昨日の続き。
10年くらい前に、デジタル写真には物質性がないなどと一部で声高に主張されていたが、あの話はその後どうなったのだろうか。
デジタルだろうとなんだろうと、われわれがこの目を通して見る必要があるものならば、物体の支えなくして成り立ちえない。入力系は無視して出力に絞っても、デジタル画像を見るにはディスプレイというような現実のデバイスが抜きがたく介在する。今メインで使っているナナオの液晶ディスプレイはパネル表面にアンチグレア加工が施してある。サブのほうはグロッシーなパネル。反射が拡散しない分黒のしまりはナナオよりいいのだが、画像を表示させると、その黒い部分に自分やなんかが映り込む。これがモノでなくてなんだというのだろう。液晶パネルにはドット欠けもあれば個体別の色シフト、経年変化での輝度の低下やコントラストの変化もある。表示される条件によって表示内容は避けがたく変化をこうむるのであり、画像はそれを表示する現実のデバイスに依存している。埋め込みタグで汎用的に表示を補正するなんて夢のまた夢。
ディスプレイが嫌ならプロジェクタ表示でもいいが、スクリーンの汚れはやたらと気になる。かつてのミニシアターだと、映写スクリーンへの距離が短いため、スクリーンの後方に置いてあるスピーカーからの音を通すためにスクリーンに開けられたたくさんの小穴がやたらと目についたものだった。空中に投影すればそういった物性からの影響は少なくなるかもしれないが、現実的条件に左右されるのは同じである。

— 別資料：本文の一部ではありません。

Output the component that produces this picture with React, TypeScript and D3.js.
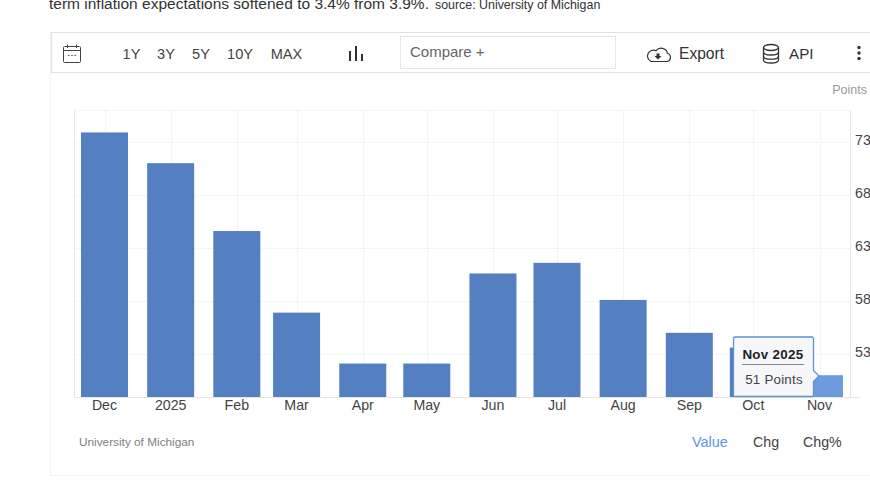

だいたい物質性ってなんなんだ。物質であることを強調させる要素のことか。物質らしさ、か。物質っぽい感じ、か。物質であれば物質だし、概念なり論理なりなんでもいいが、物質でなければ物質ではない。物質でなければ物質性の欠如も何もあったものではない。しきりにふりかざされていた物質性なる語だが、はたしてまともに定義されていたのだろうか。
マテリアルに支持されないものを見ることができない。頭で思い描かれているのは一般にいうところのマテリアルに依拠していないだろうが、それを実際に見ることはできない。肉眼によって画像を見る限り現実のモノに縛られ続ける。それがいやなら昔懐かしいサイバーパンクよろしく、ありもしないプラグをのんきにジャックインでもしてろってことだ。それとも物質性のなさを標榜していた人々のいうデジタル画像とは、霊とかそのたぐいの代物だろうか。われわれは眼前のモノや現実的条件と格闘していくしかないのである。